Determination of biological tissue parameters for simulation tasks in electrosurgery

Abstract

The problem of creating innovative surgical equipment becomes an urgent necessity in wartime. A promising direction in surgery is the improvement of electrosurgical technology, which is successfully implemented for welding and cutting living biological tissues and is characterized by high speed and proven efficiency. The important aspect of designing electrosurgical equipment is experimental research and verification of the effectiveness of the proposed solutions in practice. However, experiments in this area are complicated by the need to have living tissues at hand, the properties of which are significantly different from the properties of dead biological tissues. So, an adequate mathematical model of living tissue can significantly simplify experimental and adjustment work with the electrical part of electrosurgical equipment in the laboratory.
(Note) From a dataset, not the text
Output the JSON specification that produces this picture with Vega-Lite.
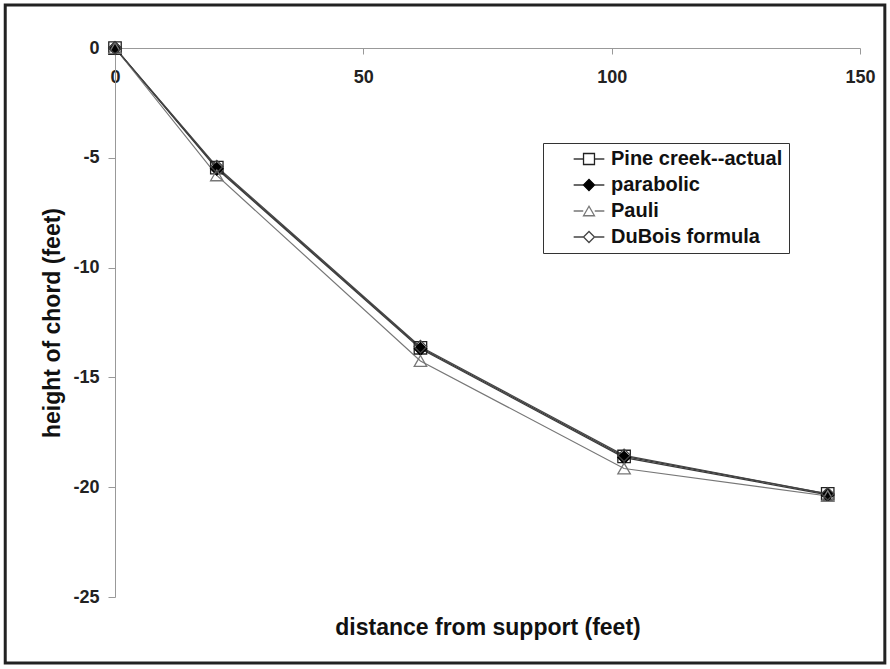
{
  "$schema": "https://vega.github.io/schema/vega-lite/v6.json",
  "width": 745,
  "height": 549,
  "autosize": {"type": "none"},
  "padding": {"left": 115, "top": 48, "right": 30, "bottom": 72},
  "background": "white",
  "config": {
    "view": {"stroke": null},
    "font": "Liberation Sans",
    "legend": {
      "orient": "none",
      "legendX": 428,
      "legendY": 95,
      "title": null,
      "padding": 6,
      "labelFont": "Liberation Sans",
      "labelFontSize": 20,
      "labelFontWeight": "bold",
      "labelColor": "#111",
      "labelLimit": 400,
      "symbolSize": 120,
      "symbolStrokeWidth": 1.3,
      "symbolOffset": 30,
      "labelOffset": 12,
      "rowPadding": 6
    }
  },
  "datasets": {
    "curves": [
      {"series": "Pine creek--actual", "x": 0, "y": 0},
      {"series": "Pine creek--actual", "x": 20.5, "y": -5.45},
      {"series": "Pine creek--actual", "x": 61.5, "y": -13.65},
      {"series": "Pine creek--actual", "x": 102.5, "y": -18.6},
      {"series": "Pine creek--actual", "x": 143.5, "y": -20.3},
      {"series": "parabolic", "x": 0, "y": 0},
      {"series": "parabolic", "x": 20.5, "y": -5.5},
      {"series": "parabolic", "x": 61.5, "y": -13.7},
      {"series": "parabolic", "x": 102.5, "y": -18.65},
      {"series": "parabolic", "x": 143.5, "y": -20.35},
      {"series": "Pauli", "x": 0, "y": 0},
      {"series": "Pauli", "x": 20.5, "y": -5.8},
      {"series": "Pauli", "x": 61.5, "y": -14.25},
      {"series": "Pauli", "x": 102.5, "y": -19.15},
      {"series": "Pauli", "x": 143.5, "y": -20.4},
      {"series": "DuBois formula", "x": 0, "y": 0},
      {"series": "DuBois formula", "x": 20.5, "y": -5.4},
      {"series": "DuBois formula", "x": 61.5, "y": -13.6},
      {"series": "DuBois formula", "x": 102.5, "y": -18.55},
      {"series": "DuBois formula", "x": 143.5, "y": -20.3}
    ],
    "frame": [{"x": -22.1, "xe": 155, "y": 1.96, "ye": -28.0}]
  },
  "encoding": {
    "x": {
      "field": "x",
      "type": "quantitative",
      "scale": {"domain": [0, 150], "nice": false, "zero": false},
      "axis": {
        "orient": "bottom",
        "offset": -549,
        "values": [0, 50, 100, 150],
        "title": "distance from support (feet)",
        "titleY": 568,
        "titleFontSize": 23,
        "titleFontWeight": "bold",
        "titleColor": "#111",
        "labelFontSize": 18,
        "labelFontWeight": "bold",
        "labelColor": "#222",
        "labelPadding": 14,
        "labelFlush": false,
        "labelExpr": "'' + datum.value",
        "tickSize": 6,
        "tickColor": "#999",
        "domainColor": "#999",
        "grid": false
      }
    },
    "y": {
      "field": "y",
      "type": "quantitative",
      "scale": {"domain": [-25, 0], "nice": false, "zero": false},
      "axis": {
        "values": [0, -5, -10, -15, -20, -25],
        "title": "height of chord (feet)",
        "titleFontSize": 23,
        "titleFontWeight": "bold",
        "titleColor": "#111",
        "titlePadding": 8,
        "labelFontSize": 18,
        "labelFontWeight": "bold",
        "labelColor": "#222",
        "labelPadding": 9,
        "labelExpr": "'' + datum.value",
        "tickSize": 7,
        "tickColor": "#999",
        "domainColor": "#999",
        "grid": false
      }
    }
  },
  "layer": [
    {
      "data": {"name": "frame"},
      "mark": {"type": "rect", "filled": false, "stroke": "#222", "strokeWidth": 3, "clip": false},
      "encoding": {"x2": {"field": "xe"}, "y2": {"field": "ye"}}
    },
    {
      "data": {"name": "curves"},
      "mark": {"type": "line", "strokeWidth": 1.2},
      "encoding": {
        "color": {
          "field": "series",
          "type": "nominal",
          "scale": {"domain": ["parabolic", "Pine creek--actual", "Pauli", "DuBois formula"], "range": ["#3a3a3a", "#3a3a3a", "#777", "#444"]},
          "legend": {
            "title": null,
            "symbolType": "M-2.8,0H-1.05M1.05,0H2.8",
            "labelExpr": "' '",
            "labelOpacity": 0,
            "strokeColor": "transparent",
            "fillColor": "transparent"
          }
        }
      }
    },
    {
      "data": {"name": "curves"},
      "mark": {"type": "point", "strokeWidth": 1.3, "opacity": 1, "size": 155},
      "encoding": {
        "shape": {
          "field": "series",
          "type": "nominal",
          "scale": {"domain": ["Pine creek--actual", "parabolic", "Pauli", "DuBois formula"], "range": ["square", "diamond", "triangle-up", "diamond"]},
          "legend": {"title": null, "strokeColor": "#333", "fillColor": "transparent"}
        },
        "fill": {
          "field": "series",
          "type": "nominal",
          "scale": {"domain": ["Pine creek--actual", "parabolic", "Pauli", "DuBois formula"], "range": ["transparent", "#000", "transparent", "transparent"]},
          "legend": {"title": null, "strokeColor": "#333", "fillColor": "transparent"}
        },
        "stroke": {
          "field": "series",
          "type": "nominal",
          "scale": {"domain": ["Pine creek--actual", "parabolic", "Pauli", "DuBois formula"], "range": ["#222", "#000", "#777", "#444"]},
          "legend": {"title": null, "strokeColor": "#333", "fillColor": "transparent"}
        }
      }
    }
  ]
}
The aim of this work is to experimentally determine the impedance properties of living biological tissues and assess their dependence on the power and duration of the electrosurgical procedure at the operating frequencies of the equipment for further use of the obtained data in creating mathematical models. Using a specially created experimental device, the parameters of biological tissue were determined as the load of the electrocoagulator. By measuring the phase shift between the welding current and the voltage on the electrodes of the electrocoagulator, it was found out that its value does not exceed 1° at different levels of power and duration of exposure for the experimental device with the operating frequency of the electrosurgical equipment. As a result, it is proposed to consider the kind of the impedance of living biological tissues as purely active, since in the entire studied range it is determined mainly by its active component, while the reactive component is insignificant. This approach allows the use of lower-order equations for calculations, which essentially simplifies mathematical models.